:: Recorded data ::
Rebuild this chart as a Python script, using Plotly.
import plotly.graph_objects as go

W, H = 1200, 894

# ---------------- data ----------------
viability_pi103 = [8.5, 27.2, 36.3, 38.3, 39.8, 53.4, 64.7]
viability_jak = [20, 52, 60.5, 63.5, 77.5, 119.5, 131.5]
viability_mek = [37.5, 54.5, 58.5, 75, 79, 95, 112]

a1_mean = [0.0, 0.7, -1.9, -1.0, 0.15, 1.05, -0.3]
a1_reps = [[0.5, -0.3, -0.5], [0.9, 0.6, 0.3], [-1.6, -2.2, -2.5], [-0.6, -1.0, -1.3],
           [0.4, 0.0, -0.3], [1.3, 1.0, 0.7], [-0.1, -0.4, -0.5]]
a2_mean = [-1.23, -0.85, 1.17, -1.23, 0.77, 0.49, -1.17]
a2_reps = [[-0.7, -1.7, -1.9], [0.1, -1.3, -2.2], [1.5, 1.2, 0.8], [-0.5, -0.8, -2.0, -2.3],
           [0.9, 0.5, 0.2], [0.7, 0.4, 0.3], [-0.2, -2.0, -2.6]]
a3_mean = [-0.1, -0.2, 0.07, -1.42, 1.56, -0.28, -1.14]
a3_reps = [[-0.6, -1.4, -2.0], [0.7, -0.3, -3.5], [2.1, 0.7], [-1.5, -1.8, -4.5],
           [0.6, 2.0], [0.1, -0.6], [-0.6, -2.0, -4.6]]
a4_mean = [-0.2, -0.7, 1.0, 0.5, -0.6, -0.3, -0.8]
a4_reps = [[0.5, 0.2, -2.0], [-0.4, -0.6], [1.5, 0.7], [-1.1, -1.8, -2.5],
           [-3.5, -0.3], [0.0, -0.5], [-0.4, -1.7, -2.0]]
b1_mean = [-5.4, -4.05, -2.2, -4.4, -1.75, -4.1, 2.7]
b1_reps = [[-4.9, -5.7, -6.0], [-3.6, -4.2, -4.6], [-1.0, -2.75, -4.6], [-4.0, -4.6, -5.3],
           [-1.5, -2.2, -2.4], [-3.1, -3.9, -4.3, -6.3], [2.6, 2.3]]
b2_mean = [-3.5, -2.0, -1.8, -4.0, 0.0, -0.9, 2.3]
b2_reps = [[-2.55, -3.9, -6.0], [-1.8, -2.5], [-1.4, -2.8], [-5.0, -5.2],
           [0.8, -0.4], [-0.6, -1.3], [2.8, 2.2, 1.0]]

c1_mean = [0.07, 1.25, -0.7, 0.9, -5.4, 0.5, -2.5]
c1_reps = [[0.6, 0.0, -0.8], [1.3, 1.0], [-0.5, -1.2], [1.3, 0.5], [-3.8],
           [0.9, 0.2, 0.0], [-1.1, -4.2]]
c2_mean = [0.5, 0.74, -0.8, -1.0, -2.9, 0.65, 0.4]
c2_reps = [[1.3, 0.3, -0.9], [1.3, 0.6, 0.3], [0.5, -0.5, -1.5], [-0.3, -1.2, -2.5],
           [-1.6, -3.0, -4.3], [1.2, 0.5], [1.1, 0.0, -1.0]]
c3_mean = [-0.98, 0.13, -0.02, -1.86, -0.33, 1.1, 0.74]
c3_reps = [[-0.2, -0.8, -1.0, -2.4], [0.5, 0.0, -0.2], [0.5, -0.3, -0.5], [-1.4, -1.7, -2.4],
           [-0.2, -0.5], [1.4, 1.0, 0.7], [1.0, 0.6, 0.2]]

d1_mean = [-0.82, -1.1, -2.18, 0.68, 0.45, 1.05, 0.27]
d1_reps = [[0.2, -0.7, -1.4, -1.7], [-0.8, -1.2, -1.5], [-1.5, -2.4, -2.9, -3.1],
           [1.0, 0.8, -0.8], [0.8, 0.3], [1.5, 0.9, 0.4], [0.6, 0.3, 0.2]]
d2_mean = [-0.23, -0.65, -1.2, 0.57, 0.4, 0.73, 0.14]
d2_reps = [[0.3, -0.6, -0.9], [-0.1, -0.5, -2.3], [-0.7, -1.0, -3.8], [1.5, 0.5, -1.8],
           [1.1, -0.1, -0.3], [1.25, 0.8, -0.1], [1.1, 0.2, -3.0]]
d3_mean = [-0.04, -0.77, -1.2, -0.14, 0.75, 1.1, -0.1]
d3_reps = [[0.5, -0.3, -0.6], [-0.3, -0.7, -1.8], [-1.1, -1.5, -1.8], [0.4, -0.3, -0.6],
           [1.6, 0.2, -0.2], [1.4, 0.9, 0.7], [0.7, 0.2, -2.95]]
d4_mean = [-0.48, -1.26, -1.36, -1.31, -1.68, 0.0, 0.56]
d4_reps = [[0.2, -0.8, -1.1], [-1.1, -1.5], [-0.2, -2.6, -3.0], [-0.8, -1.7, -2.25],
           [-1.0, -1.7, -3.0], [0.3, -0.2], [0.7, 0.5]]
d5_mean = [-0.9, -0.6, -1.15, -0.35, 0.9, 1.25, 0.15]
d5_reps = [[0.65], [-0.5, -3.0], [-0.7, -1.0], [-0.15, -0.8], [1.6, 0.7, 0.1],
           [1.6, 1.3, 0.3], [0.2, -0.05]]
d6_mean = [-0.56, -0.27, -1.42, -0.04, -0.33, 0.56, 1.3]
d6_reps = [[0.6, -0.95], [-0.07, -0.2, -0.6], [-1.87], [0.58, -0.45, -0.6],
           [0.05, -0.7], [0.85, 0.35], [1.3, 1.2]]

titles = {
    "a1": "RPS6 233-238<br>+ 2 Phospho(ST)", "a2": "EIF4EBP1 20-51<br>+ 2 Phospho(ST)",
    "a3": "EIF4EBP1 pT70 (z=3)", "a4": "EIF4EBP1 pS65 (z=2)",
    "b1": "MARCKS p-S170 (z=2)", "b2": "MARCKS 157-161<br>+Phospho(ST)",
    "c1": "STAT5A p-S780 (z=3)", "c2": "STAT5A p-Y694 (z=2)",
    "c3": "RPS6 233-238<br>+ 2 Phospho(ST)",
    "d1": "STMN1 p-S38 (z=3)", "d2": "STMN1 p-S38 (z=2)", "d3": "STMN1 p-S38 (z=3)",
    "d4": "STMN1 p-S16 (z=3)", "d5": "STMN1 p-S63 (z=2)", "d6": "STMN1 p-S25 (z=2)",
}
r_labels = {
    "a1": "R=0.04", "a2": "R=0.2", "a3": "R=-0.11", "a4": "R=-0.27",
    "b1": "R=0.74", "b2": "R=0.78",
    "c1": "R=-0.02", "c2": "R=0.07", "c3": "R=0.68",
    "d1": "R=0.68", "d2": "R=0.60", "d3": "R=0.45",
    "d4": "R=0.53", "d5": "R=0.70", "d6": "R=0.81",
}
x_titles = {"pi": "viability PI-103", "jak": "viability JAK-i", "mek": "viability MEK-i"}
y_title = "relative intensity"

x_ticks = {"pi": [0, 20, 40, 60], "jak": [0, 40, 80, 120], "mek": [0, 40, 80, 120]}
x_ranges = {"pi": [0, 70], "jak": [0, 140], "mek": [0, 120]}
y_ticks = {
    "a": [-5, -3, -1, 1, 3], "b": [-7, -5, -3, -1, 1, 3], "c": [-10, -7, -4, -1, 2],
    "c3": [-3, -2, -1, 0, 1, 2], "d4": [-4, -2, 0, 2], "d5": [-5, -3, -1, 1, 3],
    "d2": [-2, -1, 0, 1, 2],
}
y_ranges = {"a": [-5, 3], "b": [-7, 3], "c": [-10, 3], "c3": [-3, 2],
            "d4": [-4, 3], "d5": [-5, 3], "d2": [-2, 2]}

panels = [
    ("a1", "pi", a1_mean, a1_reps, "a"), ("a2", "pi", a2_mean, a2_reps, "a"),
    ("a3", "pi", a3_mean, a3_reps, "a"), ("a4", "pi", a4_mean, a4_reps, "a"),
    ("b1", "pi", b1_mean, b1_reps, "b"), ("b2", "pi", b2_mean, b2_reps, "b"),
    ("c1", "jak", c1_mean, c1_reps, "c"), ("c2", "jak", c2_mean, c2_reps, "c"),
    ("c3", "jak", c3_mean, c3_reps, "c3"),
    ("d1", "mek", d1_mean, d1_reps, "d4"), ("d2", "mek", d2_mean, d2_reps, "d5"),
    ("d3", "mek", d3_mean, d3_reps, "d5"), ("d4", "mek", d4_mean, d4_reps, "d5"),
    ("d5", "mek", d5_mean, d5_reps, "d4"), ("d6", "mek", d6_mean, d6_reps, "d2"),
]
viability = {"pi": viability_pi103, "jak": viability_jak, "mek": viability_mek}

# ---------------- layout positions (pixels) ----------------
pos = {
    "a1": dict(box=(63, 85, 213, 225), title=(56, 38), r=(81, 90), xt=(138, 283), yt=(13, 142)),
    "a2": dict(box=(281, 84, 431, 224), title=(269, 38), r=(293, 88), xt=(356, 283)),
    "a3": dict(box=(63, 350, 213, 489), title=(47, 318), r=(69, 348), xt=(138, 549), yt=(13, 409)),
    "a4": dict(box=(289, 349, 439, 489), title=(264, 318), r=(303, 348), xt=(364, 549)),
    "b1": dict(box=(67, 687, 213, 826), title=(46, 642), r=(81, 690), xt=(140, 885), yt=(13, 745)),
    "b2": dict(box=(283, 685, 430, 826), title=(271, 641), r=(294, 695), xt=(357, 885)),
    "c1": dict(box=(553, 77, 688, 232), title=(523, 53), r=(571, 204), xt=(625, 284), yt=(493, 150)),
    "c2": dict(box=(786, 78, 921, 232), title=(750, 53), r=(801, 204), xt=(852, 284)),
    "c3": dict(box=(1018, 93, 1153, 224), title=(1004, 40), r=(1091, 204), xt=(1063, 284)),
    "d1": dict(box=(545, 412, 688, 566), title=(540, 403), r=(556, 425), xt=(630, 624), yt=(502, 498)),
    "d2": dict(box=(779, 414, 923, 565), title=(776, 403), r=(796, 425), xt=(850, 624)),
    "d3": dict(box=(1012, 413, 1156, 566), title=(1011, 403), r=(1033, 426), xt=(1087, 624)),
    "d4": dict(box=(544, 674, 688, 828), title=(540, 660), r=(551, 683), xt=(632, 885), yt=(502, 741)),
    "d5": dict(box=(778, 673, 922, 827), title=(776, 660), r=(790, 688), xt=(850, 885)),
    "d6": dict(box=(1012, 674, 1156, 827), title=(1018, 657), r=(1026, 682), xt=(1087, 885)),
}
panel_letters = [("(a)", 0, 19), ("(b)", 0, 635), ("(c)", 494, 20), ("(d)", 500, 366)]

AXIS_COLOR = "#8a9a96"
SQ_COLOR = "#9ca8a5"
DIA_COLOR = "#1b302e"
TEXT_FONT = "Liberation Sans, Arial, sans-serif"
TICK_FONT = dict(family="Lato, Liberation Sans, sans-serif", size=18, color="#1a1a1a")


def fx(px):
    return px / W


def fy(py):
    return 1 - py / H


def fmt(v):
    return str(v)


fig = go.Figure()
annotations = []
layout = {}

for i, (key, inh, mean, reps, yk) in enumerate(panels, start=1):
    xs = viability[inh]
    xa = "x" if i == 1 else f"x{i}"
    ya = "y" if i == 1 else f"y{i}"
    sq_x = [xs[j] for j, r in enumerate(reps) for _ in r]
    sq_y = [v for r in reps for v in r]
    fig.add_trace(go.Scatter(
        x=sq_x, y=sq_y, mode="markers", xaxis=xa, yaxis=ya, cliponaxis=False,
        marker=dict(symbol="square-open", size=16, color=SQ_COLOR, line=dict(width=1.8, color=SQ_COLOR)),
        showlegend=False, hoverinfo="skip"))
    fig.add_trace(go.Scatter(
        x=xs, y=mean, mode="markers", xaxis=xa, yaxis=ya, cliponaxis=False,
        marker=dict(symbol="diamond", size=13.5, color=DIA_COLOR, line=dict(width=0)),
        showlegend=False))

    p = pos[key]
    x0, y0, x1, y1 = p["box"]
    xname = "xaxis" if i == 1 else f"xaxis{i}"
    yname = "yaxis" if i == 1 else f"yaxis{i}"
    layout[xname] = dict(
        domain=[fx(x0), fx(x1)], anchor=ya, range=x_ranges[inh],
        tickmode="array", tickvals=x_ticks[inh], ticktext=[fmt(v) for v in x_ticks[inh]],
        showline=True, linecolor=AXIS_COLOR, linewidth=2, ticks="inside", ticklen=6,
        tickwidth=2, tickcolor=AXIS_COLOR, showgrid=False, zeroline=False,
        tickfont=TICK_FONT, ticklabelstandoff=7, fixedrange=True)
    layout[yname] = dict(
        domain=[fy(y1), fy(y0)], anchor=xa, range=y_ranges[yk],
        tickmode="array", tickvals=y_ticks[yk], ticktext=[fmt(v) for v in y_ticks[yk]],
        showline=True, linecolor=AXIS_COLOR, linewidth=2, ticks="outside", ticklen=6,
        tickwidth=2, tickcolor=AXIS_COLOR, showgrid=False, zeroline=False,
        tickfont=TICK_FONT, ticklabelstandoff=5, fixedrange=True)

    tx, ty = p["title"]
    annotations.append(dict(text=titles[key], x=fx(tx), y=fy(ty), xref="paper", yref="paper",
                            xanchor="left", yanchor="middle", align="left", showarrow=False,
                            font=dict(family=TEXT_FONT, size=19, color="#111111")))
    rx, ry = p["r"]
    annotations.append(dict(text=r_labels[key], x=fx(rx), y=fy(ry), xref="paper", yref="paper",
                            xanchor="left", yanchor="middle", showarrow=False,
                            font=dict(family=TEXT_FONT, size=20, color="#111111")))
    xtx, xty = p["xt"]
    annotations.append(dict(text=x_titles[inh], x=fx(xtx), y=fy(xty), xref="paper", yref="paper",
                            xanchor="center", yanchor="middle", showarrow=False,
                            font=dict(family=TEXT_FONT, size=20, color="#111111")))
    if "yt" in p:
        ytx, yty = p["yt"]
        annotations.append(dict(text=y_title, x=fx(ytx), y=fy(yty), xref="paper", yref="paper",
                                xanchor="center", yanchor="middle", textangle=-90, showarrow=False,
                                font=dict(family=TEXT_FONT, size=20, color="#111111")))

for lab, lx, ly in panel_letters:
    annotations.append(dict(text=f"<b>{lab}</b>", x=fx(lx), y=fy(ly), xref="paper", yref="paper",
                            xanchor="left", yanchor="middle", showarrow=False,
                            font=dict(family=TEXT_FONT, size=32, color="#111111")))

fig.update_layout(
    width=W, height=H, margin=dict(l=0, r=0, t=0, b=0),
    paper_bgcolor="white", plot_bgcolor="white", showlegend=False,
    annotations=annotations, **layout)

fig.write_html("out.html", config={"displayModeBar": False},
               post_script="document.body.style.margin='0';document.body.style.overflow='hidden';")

:: Objective ::
Return exactly the opening lines of the listing above, ending with the line that has "viability_mek = [37.5, 54.5, 58.5, 75, 79, 95, 112]".

:: Response ::
Rebuild this chart as a Python script, using Plotly.
import plotly.graph_objects as go

W, H = 1200, 894

# ---------------- data ----------------
viability_pi103 = [8.5, 27.2, 36.3, 38.3, 39.8, 53.4, 64.7]
viability_jak = [20, 52, 60.5, 63.5, 77.5, 119.5, 131.5]
viability_mek = [37.5, 54.5, 58.5, 75, 79, 95, 112]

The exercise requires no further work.